When mixing up the drink, personally, I find flavors to blend together as it warms up. On the immediate sip after being chilled, the rye and vermouth dominate, with the pineapple lightly flowing on the background of the tongue. As the drink warms up, it gets quite a bit more fruit notes, and the rye’s subtle intricacies come out in full force thanks to crisp nature of the pineapple. Though, don’t let the drink get too warm, since it slowly fades into a liquid that seems to lack any unification. As such, I think that the drink is best drunk at a moderate pace. If I had to choose a rye for the job, I would go with Sazerac 6 year or Rittenhouse Rye 100 if you want a higher alcohol content. The spice and fruit notes of the Sazerac blend exceptionally well with the fruit notes prevalent in the pineapple juice, and contrasts nicely with the vermouth’s herbal nature. The Rittenhouse however, works a different angle: it attacks the pineapple with cherry, oak, and maple notes, giving into a little bit of a brown sugar flavor, helping to bring the drink into a tropical style while retaining the sharp grain notes of the rye.
Despite the fact that most recipes for the cocktail see it strained into a cocktail glass, interestingly, Jackson writes that is to be served over ice in an old fashioned glass (Jackson 137). I believe that this is probably not a historical phenomena, but rather just a product of the way in which Jackson enjoys his cocktails, especially those involving fruit juice. For instance, when writing about how to serve a Bronx cocktail, he gives the option of serving it up, or over ice in a rocks glass or the Monkey Gland (Ibid 148, 196). However, when going through the book, we see a lot of drinks which do not follow the same trend, so it may very well be attributed to personal preference.
1 1/2 ounces rye whiskey
3/4 ounce dry vermouth
3/4 ounce pineapple juice
Combine the ingredients in an iced cocktail shaker, shaking until chilled, straining the mixture into a cocktail glass. If desired, garnish with a brandied cherry.

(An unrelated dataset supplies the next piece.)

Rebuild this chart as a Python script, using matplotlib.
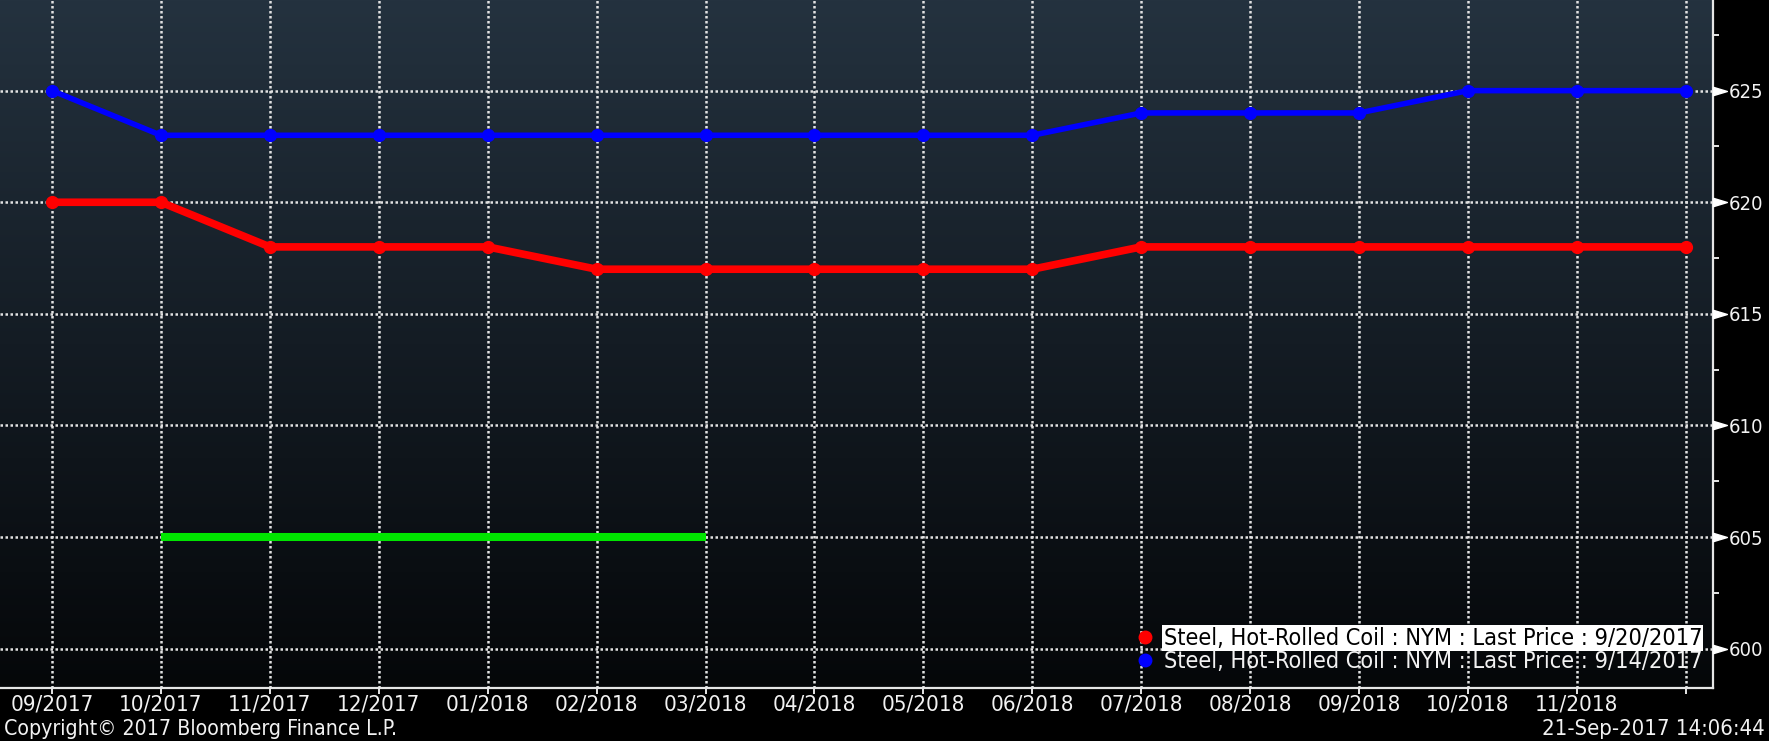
# hrc_futures_curve.py
# Steel hot-rolled coil (NYM) forward curve, two snapshot dates, Bloomberg style

import numpy as np
import matplotlib
matplotlib.use("Agg")
import matplotlib.pyplot as plt
from matplotlib.lines import Line2D
from matplotlib.path import Path
from matplotlib.colors import LinearSegmentedColormap
from matplotlib.ticker import MultipleLocator

# ------------------------------
# 1. Data
# ------------------------------
months = ["09/2017", "10/2017", "11/2017", "12/2017", "01/2018", "02/2018",
          "03/2018", "04/2018", "05/2018", "06/2018", "07/2018", "08/2018",
          "09/2018", "10/2018", "11/2018", "12/2018"]
tick_labels = months[:-1] + [""]

price_0920 = [620, 620, 618, 618, 618, 617, 617, 617, 617, 617,
              618, 618, 618, 618, 618, 618]
price_0914 = [625, 623, 623, 623, 623, 623, 623, 623, 623, 623,
              624, 624, 624, 625, 625, 625]

green_months = ["10/2017", "03/2018"]
green_level = [605, 605]

y_ticks = [600, 605, 610, 615, 620, 625]

label_0920 = "Steel, Hot-Rolled Coil : NYM : Last Price : 9/20/2017"
label_0914 = "Steel, Hot-Rolled Coil : NYM : Last Price : 9/14/2017"

# ------------------------------
# 2. Figure setup
# ------------------------------
plt.rcParams["font.family"] = "DejaVu Sans"
plt.rcParams["font.stretch"] = "condensed"
txt_color = "#f2f2f2"

fig = plt.figure(figsize=(17.69, 7.41), dpi=100, facecolor="black")
ax = fig.add_axes([0, 1 - 688 / 741, 1713 / 1769, 688 / 741])

# background gradient (dark slate at top -> black at bottom)
bg = LinearSegmentedColormap.from_list("bg", ["#24323f", "#141c24", "#050709"])
ax.imshow(np.linspace(0, 1, 256).reshape(-1, 1), cmap=bg, aspect="auto",
          extent=[0, 1, 0, 1], transform=ax.transAxes, zorder=0)

x = np.arange(len(months))

# ------------------------------
# 3. Series
# ------------------------------
ax.plot(x, price_0914, color="#0000ff", lw=4, marker="o", ms=8.5,
        solid_capstyle="round", zorder=3)
ax.plot(x, price_0920, color="#ff0000", lw=5.5, marker="o", ms=8.5,
        solid_capstyle="round", zorder=4)
gx = [months.index(m) for m in green_months]
ax.plot(gx, green_level, color="#00e600", lw=5.8, solid_capstyle="butt", zorder=3)

# ------------------------------
# 4. Axes, grid, ticks
# ------------------------------
ax.set_xlim(-0.478, 15.25)
ax.set_ylim(598.24, 629.06)

ax.set_xticks(x)
ax.set_xticklabels(tick_labels)
ax.set_yticks(y_ticks)
ax.yaxis.set_minor_locator(MultipleLocator(2.5))
ax.yaxis.tick_right()

ax.grid(True, which="major", color="#e2e2e2", linestyle=(0, (1.0, 1.0)),
        linewidth=1.8, zorder=1)
ax.set_axisbelow(True)

for s in ["left", "top"]:
    ax.spines[s].set_visible(False)
for s in ["right", "bottom"]:
    ax.spines[s].set_color("#e6e6e6")
    ax.spines[s].set_linewidth(1.6)

ax.tick_params(axis="x", colors="#e6e6e6", length=4, width=1.4, pad=0.5,
               labelsize=16, labelcolor=txt_color)
ax.tick_params(axis="y", which="major", length=0, pad=11.5,
               labelsize=14.5, labelcolor=txt_color)
ax.tick_params(axis="y", which="minor", colors="#e6e6e6", length=4, width=1.4)

# little white flags at the major y ticks
flag = Path([(0, -0.3), (0, 0.3), (1, 0), (0, -0.3)],
            [Path.MOVETO, Path.LINETO, Path.LINETO, Path.CLOSEPOLY])
ax.plot(np.ones(len(y_ticks)), y_ticks, transform=ax.get_yaxis_transform(),
        marker=flag, ms=20, ls="none", color="white", clip_on=False, zorder=5)

# ------------------------------
# 5. Legend
# ------------------------------
handles = [Line2D([], [], marker="o", ls="none", color="#ff0000", ms=9),
           Line2D([], [], marker="o", ls="none", color="#0000ff", ms=9)]
leg = ax.legend(handles, [label_0920, label_0914], loc="lower right",
                bbox_to_anchor=(0.9936, 0.022), frameon=False, fontsize=16.8,
                handlelength=1.0, handletextpad=0.3, labelspacing=0.0,
                borderaxespad=0, borderpad=0)
leg.set_zorder(6)
texts = leg.get_texts()
texts[0].set_color("black")
texts[0].set_bbox(dict(facecolor="white", edgecolor="none", pad=1.0))
texts[1].set_color(txt_color)

# ------------------------------
# 6. Footer
# ------------------------------
fig.text(4 / 1769, 1 - 729 / 741, "Copyright\u00a9 2017 Bloomberg Finance L.P.",
         ha="left", va="center", color=txt_color, fontsize=15.3)
fig.text(1765 / 1769, 1 - 729 / 741, "21-Sep-2017 14:06:44",
         ha="right", va="center", color=txt_color, fontsize=15.8)

fig.savefig("out.png", dpi=100, facecolor="black")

Haigh, Ted. 2009. Vintage Spirits and Forgotten Cocktails: From the Alamagoozlum to the Zombie and Beyond. Beverly, Massachusetts: Quarry Books.
Jackson, Michael. 1995. Michael Jackson’s Bar and Cocktail Companion: The Connoisseur’s Handbook. Originally published 1979. Philadelphia: Running Press.
Regan, Gary. 2003. The Joy of Mixology: The Consummate Guide to the Bartender’s Craft. New York: Random House.